* **STATED GOAL**
Everything from the first line to the line containing "chi = np.logspace(-2, 2, 35)" is to be repeated exactly; nothing past it.

* **DATA**
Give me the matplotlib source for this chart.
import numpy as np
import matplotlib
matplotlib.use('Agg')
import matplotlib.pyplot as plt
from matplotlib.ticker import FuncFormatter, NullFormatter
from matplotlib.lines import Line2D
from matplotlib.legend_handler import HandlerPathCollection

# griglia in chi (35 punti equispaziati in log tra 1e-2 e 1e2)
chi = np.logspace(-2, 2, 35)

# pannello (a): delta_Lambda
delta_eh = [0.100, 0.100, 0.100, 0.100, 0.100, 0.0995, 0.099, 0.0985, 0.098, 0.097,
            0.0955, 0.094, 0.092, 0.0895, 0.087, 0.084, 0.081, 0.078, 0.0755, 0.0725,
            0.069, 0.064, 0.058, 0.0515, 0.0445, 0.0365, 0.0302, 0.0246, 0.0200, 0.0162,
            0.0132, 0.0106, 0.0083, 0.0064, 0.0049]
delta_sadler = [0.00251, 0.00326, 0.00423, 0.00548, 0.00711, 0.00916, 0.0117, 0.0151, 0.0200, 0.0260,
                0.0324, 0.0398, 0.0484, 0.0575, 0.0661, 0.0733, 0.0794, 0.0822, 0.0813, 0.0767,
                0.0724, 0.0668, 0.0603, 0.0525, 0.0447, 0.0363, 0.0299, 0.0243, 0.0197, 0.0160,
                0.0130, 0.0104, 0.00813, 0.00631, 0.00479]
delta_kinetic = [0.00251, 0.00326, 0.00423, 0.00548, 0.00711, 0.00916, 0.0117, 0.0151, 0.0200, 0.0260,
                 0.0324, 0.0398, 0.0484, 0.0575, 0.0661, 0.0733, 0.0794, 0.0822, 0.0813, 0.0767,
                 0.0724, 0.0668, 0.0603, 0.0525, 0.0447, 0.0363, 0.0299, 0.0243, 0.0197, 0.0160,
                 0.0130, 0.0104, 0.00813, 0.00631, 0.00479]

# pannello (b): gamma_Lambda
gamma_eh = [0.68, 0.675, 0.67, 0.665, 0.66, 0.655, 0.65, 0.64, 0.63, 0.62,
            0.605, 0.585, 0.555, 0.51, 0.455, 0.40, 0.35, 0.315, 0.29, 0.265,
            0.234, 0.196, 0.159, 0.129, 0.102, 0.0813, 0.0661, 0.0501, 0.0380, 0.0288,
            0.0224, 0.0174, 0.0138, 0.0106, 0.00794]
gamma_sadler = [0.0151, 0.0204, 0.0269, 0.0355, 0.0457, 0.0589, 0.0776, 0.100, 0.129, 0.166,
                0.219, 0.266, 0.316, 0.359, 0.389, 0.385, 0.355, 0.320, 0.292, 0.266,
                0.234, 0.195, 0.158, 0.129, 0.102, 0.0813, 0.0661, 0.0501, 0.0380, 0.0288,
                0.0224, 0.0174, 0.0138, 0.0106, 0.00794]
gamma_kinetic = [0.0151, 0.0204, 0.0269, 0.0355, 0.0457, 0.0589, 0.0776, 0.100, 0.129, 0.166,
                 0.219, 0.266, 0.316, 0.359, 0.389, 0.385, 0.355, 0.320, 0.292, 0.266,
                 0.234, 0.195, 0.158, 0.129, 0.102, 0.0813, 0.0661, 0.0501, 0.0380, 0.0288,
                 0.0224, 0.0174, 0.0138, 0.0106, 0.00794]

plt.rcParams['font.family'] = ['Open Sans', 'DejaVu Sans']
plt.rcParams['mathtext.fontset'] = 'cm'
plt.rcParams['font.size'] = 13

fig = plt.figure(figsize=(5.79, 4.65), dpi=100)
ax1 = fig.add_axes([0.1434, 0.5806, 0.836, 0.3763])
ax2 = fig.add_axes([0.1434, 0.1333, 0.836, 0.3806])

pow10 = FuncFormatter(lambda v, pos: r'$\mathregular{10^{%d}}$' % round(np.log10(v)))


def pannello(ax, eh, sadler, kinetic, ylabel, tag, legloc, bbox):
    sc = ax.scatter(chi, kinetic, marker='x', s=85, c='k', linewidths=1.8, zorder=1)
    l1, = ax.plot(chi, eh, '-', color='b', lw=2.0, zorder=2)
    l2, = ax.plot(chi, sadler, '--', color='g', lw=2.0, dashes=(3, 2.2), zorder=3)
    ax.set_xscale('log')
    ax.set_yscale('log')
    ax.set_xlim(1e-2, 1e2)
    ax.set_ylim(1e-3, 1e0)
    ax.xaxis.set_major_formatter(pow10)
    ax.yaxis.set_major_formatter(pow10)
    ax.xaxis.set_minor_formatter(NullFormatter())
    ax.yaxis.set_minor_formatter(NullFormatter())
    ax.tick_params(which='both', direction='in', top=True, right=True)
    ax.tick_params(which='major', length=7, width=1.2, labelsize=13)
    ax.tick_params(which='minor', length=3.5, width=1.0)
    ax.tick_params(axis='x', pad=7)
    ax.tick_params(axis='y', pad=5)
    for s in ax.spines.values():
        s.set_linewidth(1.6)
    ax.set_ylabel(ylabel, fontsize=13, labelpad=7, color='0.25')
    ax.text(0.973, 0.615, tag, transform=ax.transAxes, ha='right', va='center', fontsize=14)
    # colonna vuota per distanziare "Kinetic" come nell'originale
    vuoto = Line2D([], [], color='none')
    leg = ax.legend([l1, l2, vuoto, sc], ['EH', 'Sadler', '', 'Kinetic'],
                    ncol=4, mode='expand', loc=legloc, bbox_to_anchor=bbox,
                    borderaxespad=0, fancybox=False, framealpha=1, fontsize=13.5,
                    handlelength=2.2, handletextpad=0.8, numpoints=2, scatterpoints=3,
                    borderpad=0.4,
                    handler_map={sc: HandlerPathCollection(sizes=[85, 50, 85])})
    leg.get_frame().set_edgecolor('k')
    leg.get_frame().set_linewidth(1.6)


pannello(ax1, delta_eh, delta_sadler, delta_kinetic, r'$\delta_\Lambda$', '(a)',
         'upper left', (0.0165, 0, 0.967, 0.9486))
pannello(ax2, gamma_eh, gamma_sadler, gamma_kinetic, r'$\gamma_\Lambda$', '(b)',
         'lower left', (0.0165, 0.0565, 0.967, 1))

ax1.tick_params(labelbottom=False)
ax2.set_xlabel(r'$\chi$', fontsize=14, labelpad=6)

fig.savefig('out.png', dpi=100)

* **RESPONSE TO THIS TASK**
Give me the matplotlib source for this chart.
import numpy as np
import matplotlib
matplotlib.use('Agg')
import matplotlib.pyplot as plt
from matplotlib.ticker import FuncFormatter, NullFormatter
from matplotlib.lines import Line2D
from matplotlib.legend_handler import HandlerPathCollection

# griglia in chi (35 punti equispaziati in log tra 1e-2 e 1e2)
chi = np.logspace(-2, 2, 35)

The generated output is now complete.